At the beginning of this module I said that other statistical methods in this subject, like t-tests and ANOVA,
are actually just special versions of regression—in other words, anything you do with a t-test could
also be done with regression. (A t-test is essentially just a shortcut to doing one specific kind of
regression.)
Explain why this is the case.
So far we have only examined how to deal with categorical variables with two levels (e.g., plant vs. animal). Sometimes
you might have more levels than that; for example, maybe you do a study comparing English speakers, Mandarin
speakers, and Cantonese speakers. (Categorical variables with more than two levels are sometimes called "polytomous".)
Remember that when we do dummy coding, we turn the categorical variable into a comparison between two levels: the
baseline level (plant words, in our example) and another level (animal words, in our example).
To handle a variable with more levels, we need to make more comparisons. Think about the English-Cantonese-Mandarin
example I just mentioned. In such a variable, there are three possible comparisons:
- English vs. Cantonese
- English vs. Mandarin
- Mandarin vs. Cantonese
In reality, we only need to make two of these comparisons to fully describe all three conditions. (If I know that
English speakers' score on some task is 50, and I know that Cantonese speakers are 15 points higher than English
speakers, and I know that Mandarin speakers are 10 points higher than English speakers, then I don't need to
specifically calculate the Mandarin vs. Cantonese difference; I can take the information I already mentioned above
and use basic arithmetic to deduce that Cantonese is 5 points higher than Mandarin.)

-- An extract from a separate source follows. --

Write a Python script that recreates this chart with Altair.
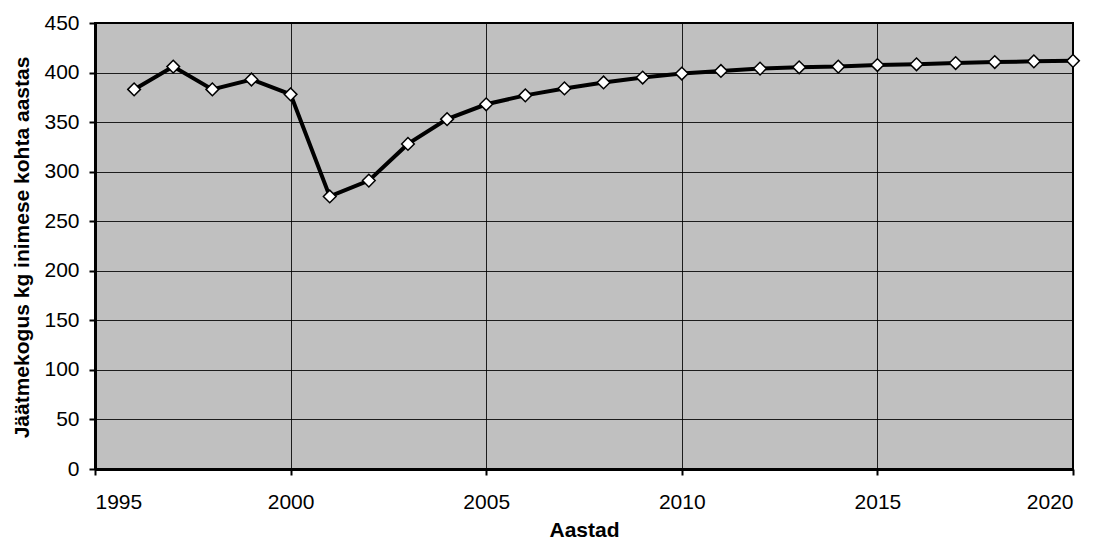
import altair as alt
import pandas as pd

# Annual waste per person (kg), 1996-2020
years = list(range(1996, 2021))
waste_kg = [383, 406, 383, 393, 378, 275, 291, 328, 353, 368,
            377, 384, 390, 395, 399, 401.6, 404, 405.3, 406, 407.6,
            408.3, 409.6, 410.6, 411.3, 411.8]

x_ticks = [1995, 2000, 2005, 2010, 2015, 2020]
y_ticks = list(range(0, 451, 50))

df = pd.DataFrame({"aasta": years, "kg": waste_kg})

FONT = "Liberation Sans"
LABEL_SIZE = 21
TITLE_SIZE = 21

common_axis = dict(
    labelFont=FONT, labelFontSize=LABEL_SIZE, labelColor="black",
    titleFont=FONT, titleFontSize=TITLE_SIZE, titleFontWeight="bold", titleColor="black",
    domainColor="black", domainWidth=3,
    tickColor="black", tickWidth=2, tickSize=6,
    grid=True, gridColor="black", gridWidth=1, gridOpacity=0.85,
)

x_enc = alt.X(
    "aasta:Q",
    scale=alt.Scale(domain=[1995, 2020], nice=False, zero=False),
    axis=alt.Axis(
        title="Aastad", values=x_ticks, format="d",
        titleX=489, titleY=67, titleBaseline="alphabetic",
        labelPadding=16, **common_axis,
    ),
)
y_enc = alt.Y(
    "kg:Q",
    scale=alt.Scale(domain=[0, 450], nice=False),
    axis=alt.Axis(
        title="Jäätmekogus kg inimese kohta aastas", values=y_ticks,
        titleX=-67, titleY=224, titleBaseline="alphabetic", titleAngle=-90,
        labelPadding=10, **common_axis,
    ),
)

line = alt.Chart(df).mark_line(color="black", strokeWidth=4).encode(x=x_enc, y=y_enc)
points = alt.Chart(df).mark_point(
    shape="diamond", size=160, filled=True, fill="white",
    stroke="black", strokeWidth=1.5, opacity=1,
).encode(x="aasta:Q", y="kg:Q")

chart = (
    alt.layer(line, points)
    .properties(
        width=978, height=446,
        autosize=alt.AutoSizeParams(type="none"),
        padding={"left": 95, "top": 23, "right": 27, "bottom": 75},
        background="white",
    )
    .configure_view(fill="#C0C0C0", stroke="black", strokeWidth=2)
)

chart.save("out.html", embed_options={"renderer": "svg", "actions": False})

Thus, for any categorical variable with K levels, we can represent it in regression as K-1
comparisons.
Sticking with dummy coding for now, we can transform our "language" variable (a categorical variable with three levels)
into two numeric variables: one variable comparing English vs. Cantonese, and another variable comparing English vs.

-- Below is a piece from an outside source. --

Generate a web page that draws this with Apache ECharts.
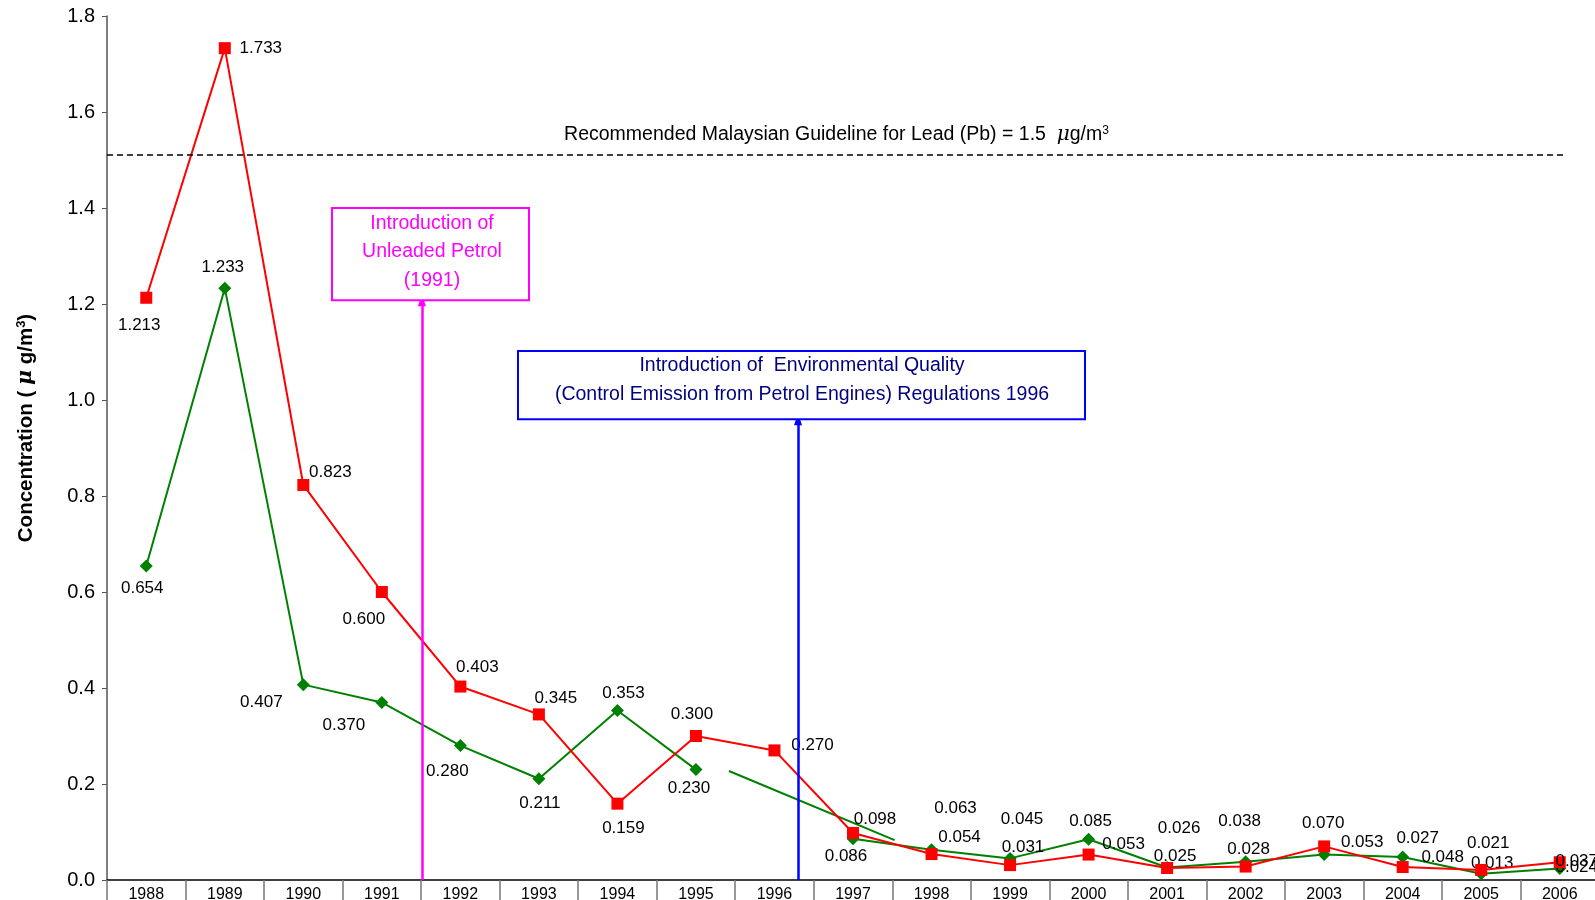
<!DOCTYPE html>
<html>
<head>
<meta charset="utf-8">
<script src="https://cdn.jsdelivr.net/npm/echarts@6/dist/echarts.min.js"></script>
<style>
html,body{margin:0;padding:0;background:#fff;}
#c{width:1595px;height:900px;}
</style>
</head>
<body>
<div id="c"></div>
<script>
const years = ['1988','1989','1990','1991','1992','1993','1994','1995','1996','1997','1998','1999','2000','2001','2002','2003','2004','2005','2006'];
const redSeries = [1.213,1.733,0.823,0.600,0.403,0.345,0.159,0.300,0.270,0.098,0.054,0.031,0.053,0.025,0.028,0.070,0.027,0.021,0.037];
const greenSeries = [0.654,1.233,0.407,0.370,0.280,0.211,0.353,0.230,null,0.086,0.063,0.045,0.085,0.026,0.038,0.053,0.048,0.013,0.024];
const yTicks = [0,0.2,0.4,0.6,0.8,1.0,1.2,1.4,1.6,1.8];
// stray connector line drawn in the original (category-index units)
const connectorX = [7.42, 9.53];
const connectorY = [0.227, 0.083];
const guideline = 1.51;
const unleadedX = 3.51, unleadedTop = 1.208;
const regX = 8.30, regTop = 0.960;

// label offsets (styling only)
const redOffsets = [[-7,28],[36,0],[27,-13],[-18,27],[17,-19],[17,-16],[6,25],[-4,-22],[38,-5],[22,-14],[28,-17],[13,-18],[35,-10],[8,-12],[3,-17],[-1,-23],[15,-29],[7,-27],[17,-1]];
const greenOffsets = [[-4,22],[-2,-21],[-42,18],[-38,23],[-13,26],[1,25],[6,-17],[-7,19],[0,0],[-7,18],[24,-41],[12,-39],[2,-18],[12,-39],[-6,-40],[38,-12],[40,0],[11,-10],[17,-1]];

const FONT = "'Liberation Sans', Arial, sans-serif";
function mkData(vals, offs){
  return vals.map((v,i)=>({value:v, label:{offset:offs[i]}}));
}
const chart = echarts.init(document.getElementById('c'));
const option = {
  animation:false,
  backgroundColor:'#fff',
  textStyle:{fontFamily:FONT},
  grid:{left:107,right:-4,top:16,bottom:20,containLabel:false,outerBoundsMode:'none'},
  xAxis:[{
    type:'category', data:years, boundaryGap:true,
    axisLine:{lineStyle:{color:'#000',width:1.5}},
    axisTick:{show:true,length:22,lineStyle:{color:'#777',width:1.5}},
    axisLabel:{color:'#000',fontSize:16,margin:7,fontFamily:FONT},
    splitLine:{show:false}
  },{
    type:'value', min:-0.5, max:18.5, show:false
  }],
  yAxis:{
    type:'value', min:0, max:1.8, interval:0.2,
    axisLine:{show:true,onZero:false,lineStyle:{color:'#555',width:1.5}},
    axisTick:{show:true,length:5,lineStyle:{color:'#555'}},
    axisLabel:{color:'#000',fontSize:20,margin:12,formatter:v=>v.toFixed(1),fontFamily:FONT},
    splitLine:{show:false}
  },
  series:[
    {
      type:'line', name:'Green', data:mkData(greenSeries,greenOffsets), connectNulls:false,
      symbol:'diamond', symbolSize:13,
      lineStyle:{color:'#008000',width:2}, itemStyle:{color:'#008000'},
      label:{show:true,position:'inside',align:'center',verticalAlign:'middle',color:'#000',fontSize:17,fontFamily:FONT,formatter:p=>p.value.toFixed(3)},
      z:3
    },
    {
      type:'line', name:'Red', data:mkData(redSeries,redOffsets),
      symbol:'rect', symbolSize:12,
      lineStyle:{color:'#ff0000',width:2}, itemStyle:{color:'#ff0000'},
      label:{show:true,position:'inside',align:'center',verticalAlign:'middle',color:'#000',fontSize:17,fontFamily:FONT,formatter:p=>p.value.toFixed(3)},
      z:4
    },
    {
      type:'line', name:'connector', xAxisIndex:1,
      data:connectorX.map((x,i)=>[x,connectorY[i]]),
      symbol:'none', lineStyle:{color:'#008000',width:2}, z:3,
      markLine:{
        silent:true, z:10,
        data:[
          [{coord:[-0.5,guideline],symbol:'none',lineStyle:{color:'#000',type:[6,4],width:1.5},
            label:{show:true,position:'middle',distance:10,color:'#000',fontSize:19.5,fontFamily:FONT,
              formatter:'Recommended Malaysian Guideline for Lead (Pb) = 1.5  {mu|μ}g/m{sup|3}',
              rich:{mu:{fontStyle:'italic',fontSize:20,color:'#000',fontFamily:'DejaVu Serif'},sup:{fontSize:12,verticalAlign:'top',color:'#000',padding:[0,0,9,0]}}}},
           {coord:[18.08,guideline],symbol:'none'}],
          [{coord:[unleadedX,0],symbol:'none',lineStyle:{color:'#ff00ff',width:2.5,type:'solid'},label:{show:false}},
           {coord:[unleadedX,unleadedTop],symbol:'triangle',symbolSize:[8,12]}],
          [{coord:[regX,0],symbol:'none',lineStyle:{color:'#0000ff',width:2.5,type:'solid'},label:{show:false}},
           {coord:[regX,regTop],symbol:'triangle',symbolSize:[8,12]}]
        ]
      }
    }
  ]
};
chart.setOption(option);

const p1 = chart.convertToPixel({xAxisIndex:1,yAxisIndex:0},[unleadedX,unleadedTop]);
const p2 = chart.convertToPixel({xAxisIndex:1,yAxisIndex:0},[regX,regTop]);
const BF = "19.5px " + FONT;
chart.setOption({
  graphic:[
    {type:'rect', shape:{x:332,y:208,width:197,height:p1[1]-208}, style:{fill:'#fff',stroke:'#ff00ff',lineWidth:2}, z:20},
    {type:'text', x:432, y:224, style:{text:'Introduction of',fill:'#ff00ff',font:BF,textAlign:'center',textVerticalAlign:'middle'}, z:21},
    {type:'text', x:432, y:252, style:{text:'Unleaded Petrol',fill:'#ff00ff',font:BF,textAlign:'center',textVerticalAlign:'middle'}, z:21},
    {type:'text', x:432, y:281, style:{text:'(1991)',fill:'#ff00ff',font:BF,textAlign:'center',textVerticalAlign:'middle'}, z:21},
    {type:'rect', shape:{x:518,y:351,width:567,height:p2[1]-351}, style:{fill:'#fff',stroke:'#0000ff',lineWidth:2}, z:20},
    {type:'text', x:802, y:366, style:{text:'Introduction of  Environmental Quality',fill:'#000080',font:BF,textAlign:'center',textVerticalAlign:'middle'}, z:21},
    {type:'text', x:802, y:395, style:{text:'(Control Emission from Petrol Engines) Regulations 1996',fill:'#000080',font:BF,textAlign:'center',textVerticalAlign:'middle'}, z:21},
    {type:'text', x:26, y:428, rotation:Math.PI/2,
      style:{text:'Concentration ( {mu|μ} g/m{sup|3})',fill:'#000',font:"bold 20.5px "+FONT,textAlign:'center',textVerticalAlign:'middle',
        rich:{mu:{fontStyle:'italic',fontWeight:'bold',fontSize:20.5,fontFamily:'DejaVu Serif'},sup:{fontSize:13,fontWeight:'bold',verticalAlign:'top',padding:[0,0,9,0]}}}, z:21}
  ]
});
</script>
</body>
</html>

Mandarin. (The choice of which comparison to leave out will be based on your research question; if comparing Mandarin
vs. Cantonese is important to your research, you can keep the Mandarin vs. Cantonese comparison and leave out one of
the others.) Each data point will get two numbers (one for each variable), as follows:
- For the English vs. Cantonese comparison: Cantonese speakers will get 1, and everyone else will get 0;
- For the English vs. Mandarin comparison: Mandarin speakers will get 1, and everyone else will get 0.

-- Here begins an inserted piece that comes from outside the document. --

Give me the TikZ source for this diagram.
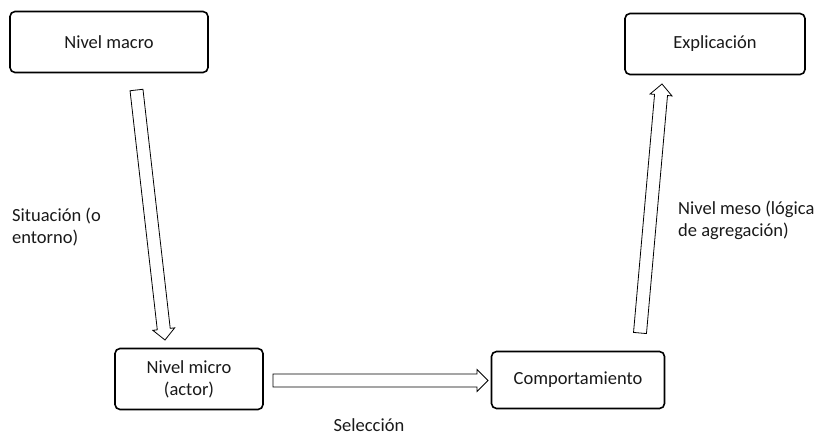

Thus, after we assign the numbers to each data point, there will be the following combinations:
|
Eng-vs-Can variable |
Eng-vs-Man variable |
English speakers |
0 |
0 |
Cantonese speakers |
1 |
0 |
Mandarin speakers |
0 |
1 |
When we do a regression, English speakers will have a value of 0 for each variable; in other words, English is the
baseline level, and thus the predicted score for English speakers will just be the intercept.
Cantonese speakers, on the other hand, will have a value of 1 for Eng-vs-Can, and a value of 0 for Eng-vs-Man. Thus,
their predicted score will be the intercept plus the Eng-vs-Can coefficient. In other words, the Eng-vs-Can
coefficient in the regression results will tell us how much higher Cantonese speakers' score is than English
speakers' score.
Finally, the coefficient for Eng-vs-Man will tell us the difference between English and Mandarin speakers, following
the same logic.
There will be no coefficient showing the difference between Mandarin and Cantonese; as described above, this can
already be inferred from the other coefficients. If you want to see the comparison between these directly, then you
should choose one of these groups (Mandarin or Cantonese), rather than English, to be the baseline group when you
code the variables.
You may have noticed here that there are a lot of possible comparisons that have not been covered; for example, we
haven't looked at how to compare English vs. the average of Mandarin and Cantonese. When you do the reflection
question below you will probably come up with more. This is intentional; we have only discussed
dummy coding, and many
other coding schemes exist. For some kinds of comparisons, other coding schemes would be more appropriate. This
is a topic you could spend a very long time studying; but first, you need to at least understand dummy coding.
Think of a situation in your research where you might have a variable with four or more levels.
Describe which level should be the baseline, and which comparisons you want to make. Make a table like the above one
to show what the coefficients would be.